Charts suggest new highs ‘could be on the table’ for the S&P 500, Jim Cramer says

An analyst is forecasting the stock market will rally to new highs in due time and it’s grabbing the attention of Jim Cramer.

The CNBC host on Thursday broke down chart analysis from Carley Garner, a market strategist and author of “Higher Probability Commodity Trading, who mapped out a case for the S&P 500 to break through its record high to 3,400 as the country recovers from the coronavirus downturn.


“When bearish money managers throw in the towel after realizing they can’t fight the Fed or the tape, that’s like rocket fuel for the averages, and days like today are interludes that let you get on the rocket,” Cramer said on “Mad Money.”

The market jumped almost 3% earlier this week on news that the Federal Reserve would act as a backstop and buy corporate bonds in efforts to help the economy recover from the coronavirus lockdown. The announcement came days after the S&P plummeted nearly 6% a week ago.

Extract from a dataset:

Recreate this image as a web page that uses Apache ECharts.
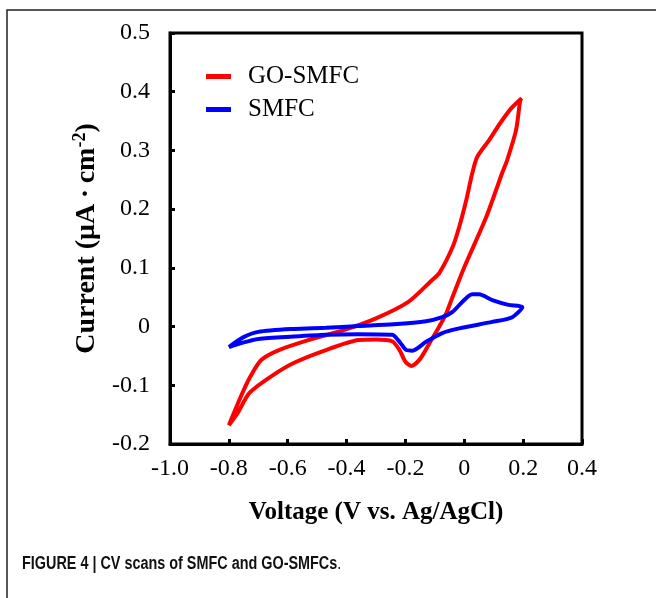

The benchmark index put in a floor of support that day near 3,000 and has since advanced about 4% from its June 11 close. The S&P, which rose slightly to 3,115.34 on Thursday, is now about 270 points away from its record close that preceded the big coronavirus-induced meltdown in February. Looking at the S&P 500 E-mini futures chart, Garner sees a scenario where the index can run some more, Cramer said.


“The charts suggest that new highs could be on the table. I think Garner makes a persuasive case, just don’t get too comfortable,” he said. “If the S&P 500 really does surge to 3,400, up 9.1% from these levels, maybe take something off the table,” which means to sell some stock and protect the gains.

Garner’s thesis, Cramer added, is bolstered by the Relative Strength, or RSI, momentum indicator that suggests the market is oversold. Should the S&P 500 continue to move higher, overly enthusiastic investors could in turn carry the market toward 3,500.


“Because the floor held, Garner’s betting the bulls will be in control going forward,” Cramer said. “As long as the S&P can stay above 3,000 line, she thinks that that opens the door for a retest of the all-time highs near 3,400.”

Such a sequence would help the market recover the remaining losses from the fastest bull-to-bear market transition recorded in its history and give the index a gain of 5% from the beginning of the trading year.

“The next ceiling of resistance is around 3,250, if we can clear that hurdle, Garner believes it’s smooth sailing to that high.”